- [What to produce] Skip pictures; extract every line from the one with "Write the D3.js code for this chart." through the one with "d3.select('#chart').attr('width', W).attr('height', H);", exactly as written.

··· Input for this task

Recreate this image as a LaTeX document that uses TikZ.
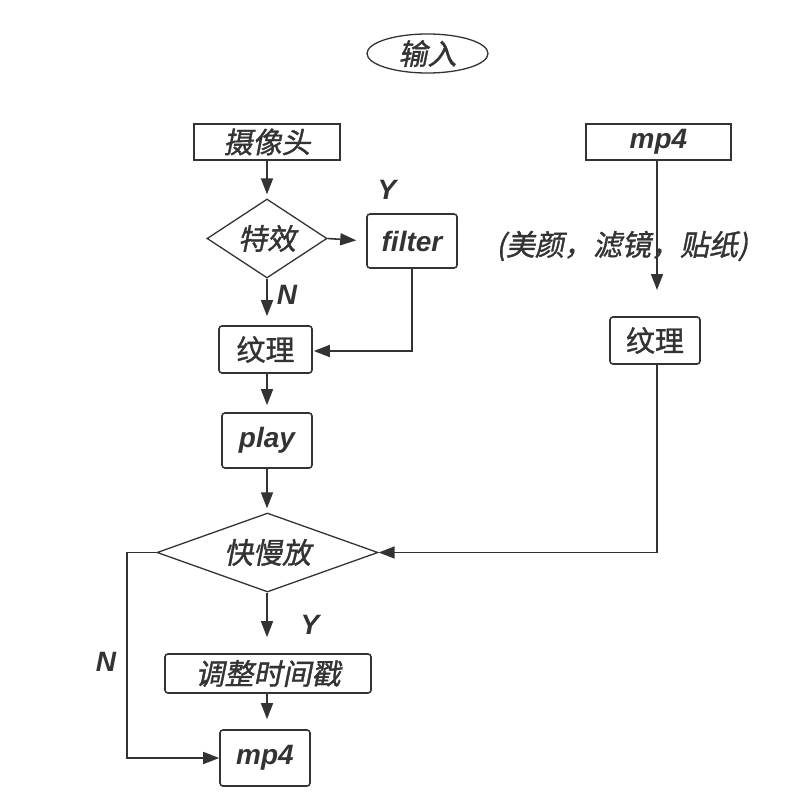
\documentclass[tikz,border=0pt]{standalone}
\usepackage{fontspec}
\setmainfont{Liberation Sans}
\newfontfamily\cjk{Noto Sans CJK SC}[FakeBold=1.2]
\newfontfamily\cjkit{Noto Sans CJK SC}[FakeSlant=0.2,FakeBold=1.2]
\usetikzlibrary{shapes.geometric,arrows.meta}
\definecolor{ink}{HTML}{333333}
\tikzset{
  every node/.style={text=ink},
  box/.style={draw=ink, line width=1.6pt, inner sep=0pt},
  rbox/.style={box, rounded corners=3pt},
  dia/.style={draw=ink, line width=1.3pt, shape=diamond, inner sep=0pt},
  ci/.style={font=\cjkit\fontsize{29}{33}\selectfont},
  cn/.style={font=\cjk\fontsize{29}{33}\selectfont},
  li/.style={font=\bfseries\itshape\fontsize{28}{32}\selectfont},
  arr/.style={draw=ink, line width=1.6pt, -{Triangle[length=16pt,width=12pt]}},
}
\begin{document}
\begin{tikzpicture}[x=1pt,y=-1pt]
\useasboundingbox (0,0) rectangle (796,810);
% nodes
\node[draw=ink, line width=1.3pt, ellipse, minimum width=121pt, minimum height=39pt, inner sep=0pt, ci] (inp) at (427.5,53.5) {输入};
\node[box, minimum width=146pt, minimum height=36pt, ci] (cam) at (267,142) {摄像头};
\node[dia, minimum width=120pt, minimum height=79pt, aspect=1.5, ci] (fx) at (267,238.5) {特效};
\node[rbox, minimum width=90pt, minimum height=54pt, li] (flt) at (412,241) {filter};
\node[rbox, minimum width=93pt, minimum height=47pt, cn] (tex1) at (265.5,349.5) {纹理};
\node[rbox, minimum width=90pt, minimum height=55pt, li] (play) at (267,440.5) {play};
\node[dia, minimum width=221pt, minimum height=79pt, aspect=2.8, ci] (spd) at (267.5,552.5) {快慢放};
\node[rbox, minimum width=206pt, minimum height=39pt, ci] (adj) at (268,673.5) {调整时间戳};
\node[rbox, minimum width=90pt, minimum height=56pt, li] (out) at (265,758) {mp4};
\node[box, minimum width=145pt, minimum height=36pt, li] (mp4r) at (658.5,142) {mp4};
\node[rbox, minimum width=90pt, minimum height=47pt, cn] (tex2) at (655,340.5) {纹理};
% labels
\node[li] (ly1) at (387,190) {Y};
\node[li] (ln1) at (287,295) {N};
\node[li] (ly2) at (310,625) {Y};
\node[li] (ln2) at (106,662) {N};
\node[ci] (cap) at (622,246) {(美颜，滤镜，贴纸)};
% coordinates
\coordinate (c1) at (412,351);
\coordinate (c2) at (127,552.5);
\coordinate (c3) at (127,758);
\coordinate (c4) at (657,290);
\coordinate (c5) at (657,552.5);
\coordinate (vx) at (267,0);
% connectors
\draw[arr, shorten >=4pt] (cam.south) -- (fx.north);
\draw[arr, shorten >=10pt] (fx.east) -- (flt.west);
\draw[arr, shorten >=9pt] (fx.south) -- (fx.south |- tex1.north);
\draw[arr, shorten >=1pt] (flt.south) -- (c1) -- (tex1.east |- c1);
\draw[arr, shorten >=7pt] (tex1.south -| vx) -- (play.north -| vx);
\draw[arr, shorten >=4pt] (play.south -| vx) -- (spd.north -| vx);
\draw[arr, shorten >=16pt] (spd.south -| vx) -- (adj.north -| vx);
\draw[arr, shorten >=10pt] (adj.south -| vx) -- (out.north -| vx);
\draw[arr] (spd.west) -- (c2) -- (c3) -- (out.west);
\draw[arr] (mp4r.south -| c4) -- (c4);
\draw[arr] (tex2.south -| c5) -- (c5) -- (spd.east);
\end{tikzpicture}
\end{document}
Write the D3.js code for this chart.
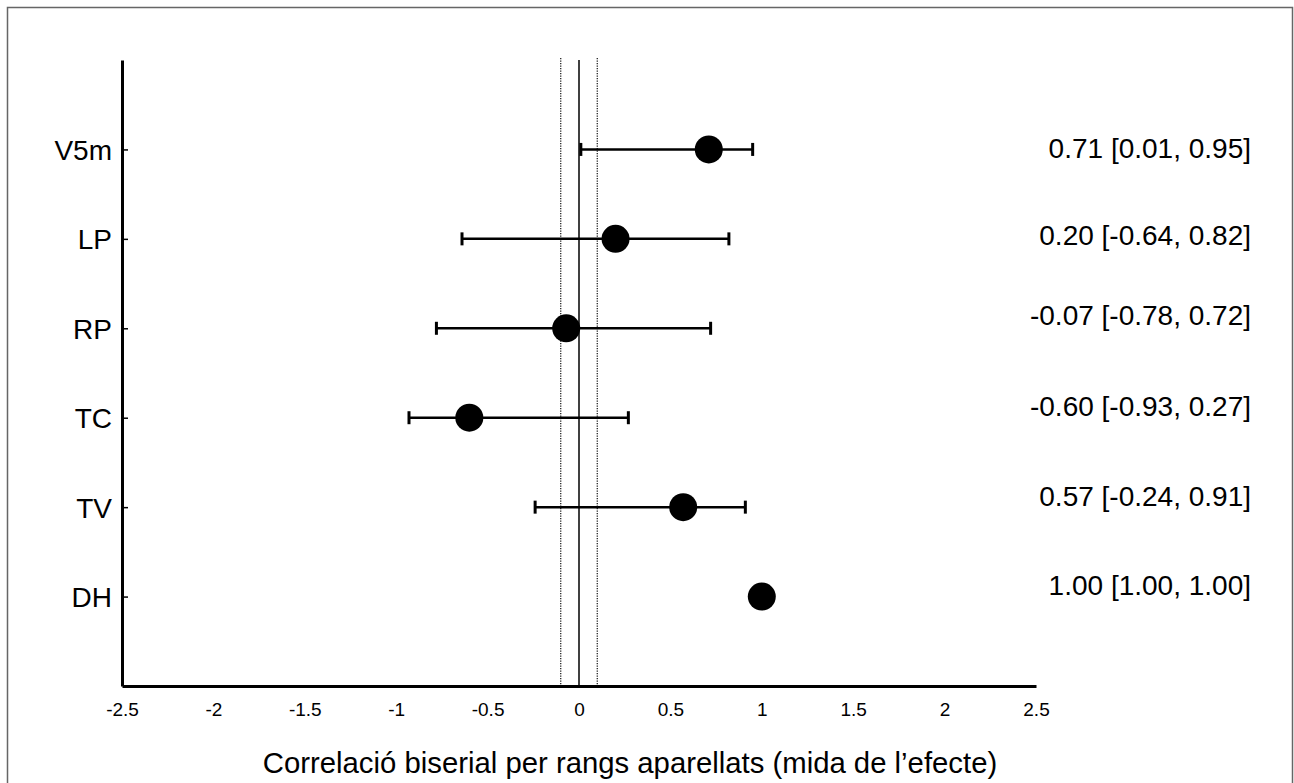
<!DOCTYPE html>
<html>
<head>
<meta charset="utf-8">
<script src="https://cdn.jsdelivr.net/npm/d3@7"></script>
<style>
  body { margin: 0; background: #fff; }
  svg text { font-family: "Liberation Sans", Arial, Helvetica, sans-serif; fill: #000; }
</style>
</head>
<body>
<svg id="chart"></svg>
<script>
// effect sizes (matched-pairs rank biserial correlation) with 95% CI
const categories = ['V5m', 'LP', 'RP', 'TC', 'TV', 'DH'];
const estimates = [0.71, 0.20, -0.07, -0.60, 0.57, 1.00];
const lowerCI = [0.01, -0.64, -0.78, -0.93, -0.24, 1.00];
const upperCI = [0.95, 0.82, 0.72, 0.27, 0.91, 1.00];
const xTicks = [-2.5, -2, -1.5, -1, -0.5, 0, 0.5, 1, 1.5, 2, 2.5];
const refLines = [-0.1, 0.1];
const xTitle = 'Correlació biserial per rangs aparellats (mida de l’efecte)';

const W = 1294, H = 783;
const svg = d3.select('#chart').attr('width', W).attr('height', H);

// outer frame (open at the bottom, goes past the picture edge)
svg.append('rect')
  .attr('x', 7.5).attr('y', 7.5)
  .attr('width', 1285).attr('height', 800)
  .attr('fill', 'none')
  .attr('stroke', '#666')
  .attr('stroke-width', 1.5);

const plotL = 122, plotR = 1036, plotT = 60, plotB = 686;

const x = d3.scaleLinear().domain([-2.5, 2.5]).range([plotL, plotR]);
// rows sit on 1..6 of a 0..7 band
const y = d3.scaleLinear().domain([0, categories.length + 1]).range([plotT, plotB]);

const rows = categories.map((c, i) => ({
  name: c, pos: i + 1, est: estimates[i], lo: lowerCI[i], hi: upperCI[i]
}));

// reference lines at 0 and +-0.1
svg.append('line')
  .attr('x1', x(0)).attr('x2', x(0))
  .attr('y1', plotT).attr('y2', plotB)
  .attr('stroke', '#000').attr('stroke-width', 1.5);

svg.selectAll('.ref')
  .data(refLines)
  .enter().append('line')
  .attr('class', 'ref')
  .attr('x1', d => x(d)).attr('x2', d => x(d))
  .attr('y1', plotT - 2).attr('y2', plotB)
  .attr('stroke', '#222').attr('stroke-width', 1.3)
  .attr('stroke-dasharray', '1.2,1.3');

// x axis (no tick marks, just labels)
const xAxis = d3.axisBottom(x)
  .tickValues(xTicks)
  .tickSize(0)
  .tickPadding(0)
  .tickFormat(d => String(d));

const gx = svg.append('g')
  .attr('transform', 'translate(0,' + plotB + ')')
  .call(xAxis);
gx.select('.domain').attr('stroke', '#000').attr('stroke-width', 3);
gx.selectAll('text')
  .attr('y', 30)
  .attr('dy', 0)
  .style('font-size', '19px');

// y axis with small inward ticks
const yAxis = d3.axisRight(y)
  .tickValues(rows.map(r => r.pos))
  .tickSize(6)
  .tickSizeOuter(0)
  .tickFormat((d, i) => categories[i]);

const gy = svg.append('g')
  .attr('transform', 'translate(' + plotL + ',0)')
  .call(yAxis);
gy.select('.domain').attr('stroke', '#000').attr('stroke-width', 3);
gy.selectAll('.tick line').attr('stroke', '#000').attr('stroke-width', 1.5);
gy.selectAll('.tick text')
  .attr('x', -10)
  .attr('dy', '0.36em')
  .attr('text-anchor', 'end')
  .style('font-size', '28px');

// error bars
const bars = svg.append('g').attr('class', 'bars')
  .selectAll('g')
  .data(rows.filter(r => r.hi > r.lo))
  .enter().append('g');

bars.append('line')
  .attr('x1', d => x(d.lo)).attr('x2', d => x(d.hi))
  .attr('y1', d => y(d.pos)).attr('y2', d => y(d.pos))
  .attr('stroke', '#000').attr('stroke-width', 2.5);

['lo', 'hi'].forEach(k => {
  bars.append('line')
    .attr('x1', d => x(d[k])).attr('x2', d => x(d[k]))
    .attr('y1', d => y(d.pos) - 6.5).attr('y2', d => y(d.pos) + 6.5)
    .attr('stroke', '#000').attr('stroke-width', 3);
});

// point estimates
svg.append('g').attr('class', 'dots')
  .selectAll('circle')
  .data(rows)
  .enter().append('circle')
  .attr('cx', d => x(d.est))
  .attr('cy', d => y(d.pos))
  .attr('r', 14)
  .attr('fill', '#000');

// value labels on the right
const labelLift = [2, 4, 13, 12, 11, 12];
svg.append('g').attr('class', 'values')
  .selectAll('text')
  .data(rows)
  .enter().append('text')
  .attr('x', 1251)
  .attr('y', (d, i) => y(d.pos) - labelLift[i])
  .attr('dy', '0.36em')
  .attr('text-anchor', 'end')
  .style('font-size', '28px')
  .text(d => d.est.toFixed(2) + ' [' + d.lo.toFixed(2) + ', ' + d.hi.toFixed(2) + ']');

// axis title
svg.append('text')
  .attr('x', 630)
  .attr('y', 773)
  .attr('text-anchor', 'middle')
  .style('font-size', '29.3px')
  .text(xTitle);
</script>
</body>
</html>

······

- [Written solution]
Write the D3.js code for this chart.
<!DOCTYPE html>
<html>
<head>
<meta charset="utf-8">
<script src="https://cdn.jsdelivr.net/npm/d3@7"></script>
<style>
  body { margin: 0; background: #fff; }
  svg text { font-family: "Liberation Sans", Arial, Helvetica, sans-serif; fill: #000; }
</style>
</head>
<body>
<svg id="chart"></svg>
<script>
// effect sizes (matched-pairs rank biserial correlation) with 95% CI
const categories = ['V5m', 'LP', 'RP', 'TC', 'TV', 'DH'];
const estimates = [0.71, 0.20, -0.07, -0.60, 0.57, 1.00];
const lowerCI = [0.01, -0.64, -0.78, -0.93, -0.24, 1.00];
const upperCI = [0.95, 0.82, 0.72, 0.27, 0.91, 1.00];
const xTicks = [-2.5, -2, -1.5, -1, -0.5, 0, 0.5, 1, 1.5, 2, 2.5];
const refLines = [-0.1, 0.1];
const xTitle = 'Correlació biserial per rangs aparellats (mida de l’efecte)';

const W = 1294, H = 783;
const svg = d3.select('#chart').attr('width', W).attr('height', H);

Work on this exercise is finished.